The results of his work allowed Gallo to quickly transfer a Windows-based full-screen application into a slide-to-browse Windows Phone application.
Treadwell went on to explain that Microsoft Office is being transferred to Windows Phone by becoming a universal Windows app. Kirk Koenigsbauer, corporate vice president at Microsoft Office, demonstrated the advances the Office team has been experimenting with on non-desktop platforms.
“From a developer perspective, the Windows Runtime has been a great place for us to build highly responsive apps,” he said. “We’re trying to bring forward the experiences from Office on Win32 to the modern platform itself.”
Koenigsbauer then demonstrated how the listing of recently used documents linked to Microsoft’s Office 365 online offering, allowing desktops, phones and tablets to see the same recently used list.
Treadwell said that old applications can be ported forward to become universal Windows apps with minimal effort.

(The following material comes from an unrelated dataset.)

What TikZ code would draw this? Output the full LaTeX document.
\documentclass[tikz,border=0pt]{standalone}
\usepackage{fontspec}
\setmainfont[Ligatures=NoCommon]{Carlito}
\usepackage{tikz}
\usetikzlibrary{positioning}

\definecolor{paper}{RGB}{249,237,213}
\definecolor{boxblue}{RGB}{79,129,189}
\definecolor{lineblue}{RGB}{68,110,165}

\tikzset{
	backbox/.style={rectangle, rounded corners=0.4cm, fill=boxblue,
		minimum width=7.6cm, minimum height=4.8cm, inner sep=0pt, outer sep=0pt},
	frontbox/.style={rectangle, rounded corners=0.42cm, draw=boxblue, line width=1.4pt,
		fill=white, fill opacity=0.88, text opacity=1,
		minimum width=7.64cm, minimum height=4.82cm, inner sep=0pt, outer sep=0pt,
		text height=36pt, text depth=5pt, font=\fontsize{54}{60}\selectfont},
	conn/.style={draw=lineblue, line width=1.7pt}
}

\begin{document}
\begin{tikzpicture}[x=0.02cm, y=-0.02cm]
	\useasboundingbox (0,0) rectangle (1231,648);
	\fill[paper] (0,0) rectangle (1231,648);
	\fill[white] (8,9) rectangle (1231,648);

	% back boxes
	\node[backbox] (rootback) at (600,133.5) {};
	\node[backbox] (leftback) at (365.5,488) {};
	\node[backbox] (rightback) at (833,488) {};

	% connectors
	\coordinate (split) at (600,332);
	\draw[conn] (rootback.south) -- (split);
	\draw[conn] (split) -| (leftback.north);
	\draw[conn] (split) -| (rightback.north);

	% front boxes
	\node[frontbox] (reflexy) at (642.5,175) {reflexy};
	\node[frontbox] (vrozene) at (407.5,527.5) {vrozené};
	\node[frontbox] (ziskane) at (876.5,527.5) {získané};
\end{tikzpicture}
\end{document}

A demonstration that involved porting old ADO.NET code to a Windows Tablet showed how even synchronous calls could be worked around.

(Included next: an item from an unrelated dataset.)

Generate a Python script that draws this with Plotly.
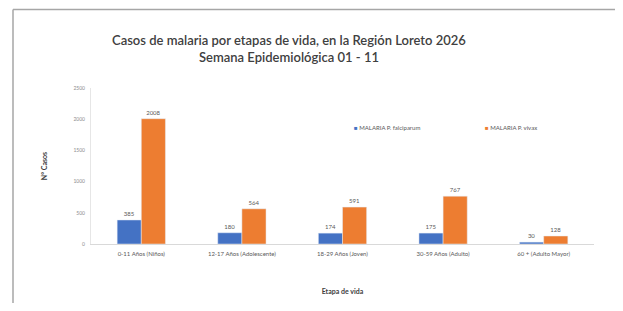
import plotly.graph_objects as go

categories = ["0-11 Años (Niños)", "12-17 Años (Adolescente)", "18-29 Años (Joven)", "30-59 Años (Adulto)", "60 + (Adulto Mayor)"]
falciparum = [385, 180, 174, 175, 30]
vivax = [2008, 564, 591, 767, 128]
y_ticks = [0, 500, 1000, 1500, 2000, 2500]
series_names = ["MALARIA P. falciparum", "MALARIA P. vivax"]
colors = ["#4472C4", "#ED7D31"]

W, H = 615, 295
L, R, T = 83, 29, 80
PW, PH = 503, 156
B = H - T - PH

fig = go.Figure()
for name, vals, col in zip(series_names, [falciparum, vivax], colors):
    fig.add_trace(go.Bar(x=categories, y=vals, name=name, marker_color=col,
                         text=vals, textposition="outside", showlegend=False,
                         textfont=dict(size=6, color="#595959"), cliponaxis=False))

legend_x = [(344 - L) / PW, (475 - L) / PW]
annotations = [
    dict(text="Casos de malaria por etapas de vida, en la Región Loreto 2026",
         xref="paper", yref="paper", x=0.394, y=1.0, yshift=48, showarrow=False,
         xanchor="center", yanchor="middle",
         font=dict(size=13, color="#404040", family="Lato", weight=600)),
    dict(text="Semana Epidemiológica 01 - 11",
         xref="paper", yref="paper", x=0.394, y=1.0, yshift=31, showarrow=False,
         xanchor="center", yanchor="middle",
         font=dict(size=13, color="#404040", family="Lato", weight=600)),
]
for name, col, lx in zip(series_names, colors, legend_x):
    annotations.append(dict(
        text=f"<span style='color:{col}'>■</span> {name}",
        xref="paper", yref="paper", x=lx, y=0.75, showarrow=False,
        xanchor="left", yanchor="middle", font=dict(size=6, color="#595959")))

fy_top = 1 + (T - 1.5) / PH
fy_bot = -B / PH
fx_left = (5 - L) / PW
fx_right = (613 - L) / PW
line = dict(color="#a6a6a6", width=1.5)

fig.update_layout(
    width=W, height=H,
    margin=dict(l=L, r=R, t=T, b=B, autoexpand=False),
    paper_bgcolor="white", plot_bgcolor="white",
    barmode="group", bargap=0.52, bargroupgap=0,
    font=dict(family="Lato", color="#595959"),
    showlegend=False,
    xaxis=dict(showgrid=False, showline=True, linecolor="#d9d9d9", linewidth=1,
               tickfont=dict(size=6, color="#595959"), ticks="", ticklabelstandoff=4,
               title=dict(text="<b>Etapa de vida</b>", font=dict(size=7, color="#404040"), standoff=32)),
    yaxis=dict(range=[0, 2500], tickvals=y_ticks, showgrid=False, showline=True,
               linecolor="#e6e6e6", linewidth=1, zeroline=False,
               tickfont=dict(size=5, color="#8c8c8c"), ticks="", ticklabelstandoff=4,
               title=dict(text="<b>N° Casos</b>", font=dict(size=7, color="#404040"), standoff=24)),
    annotations=annotations,
    shapes=[
        dict(type="line", xref="paper", yref="paper", x0=fx_left, x1=fx_left, y0=fy_bot, y1=fy_top, line=line),
        dict(type="line", xref="paper", yref="paper", x0=fx_left, x1=fx_right, y0=fy_top, y1=fy_top, line=line),
        dict(type="line", xref="paper", yref="paper", x0=fx_right, x1=fx_right, y0=fy_bot, y1=fy_top, line=line),
    ],
)

fig.write_html("out.html")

Elsewhere at the show, Microsoft demonstrated Cortana, its answer to Apple’s Siri and Google’s Now service. With the release of Windows Phone 8.1, said Treadwell, developers no longer need to define a grammar for interfacing with Cortana. Rather, Cortana can discern needs from its existing cloud-based database.
Cortana is based on the character from the Halo series of games.
Windows Phone 8.1 will also include dozens of new features for developers. New video-editing capabilities will be available. Developers will also have the ability to poll background triggers. These triggers will allow applications to respond to push notifications and geofencing.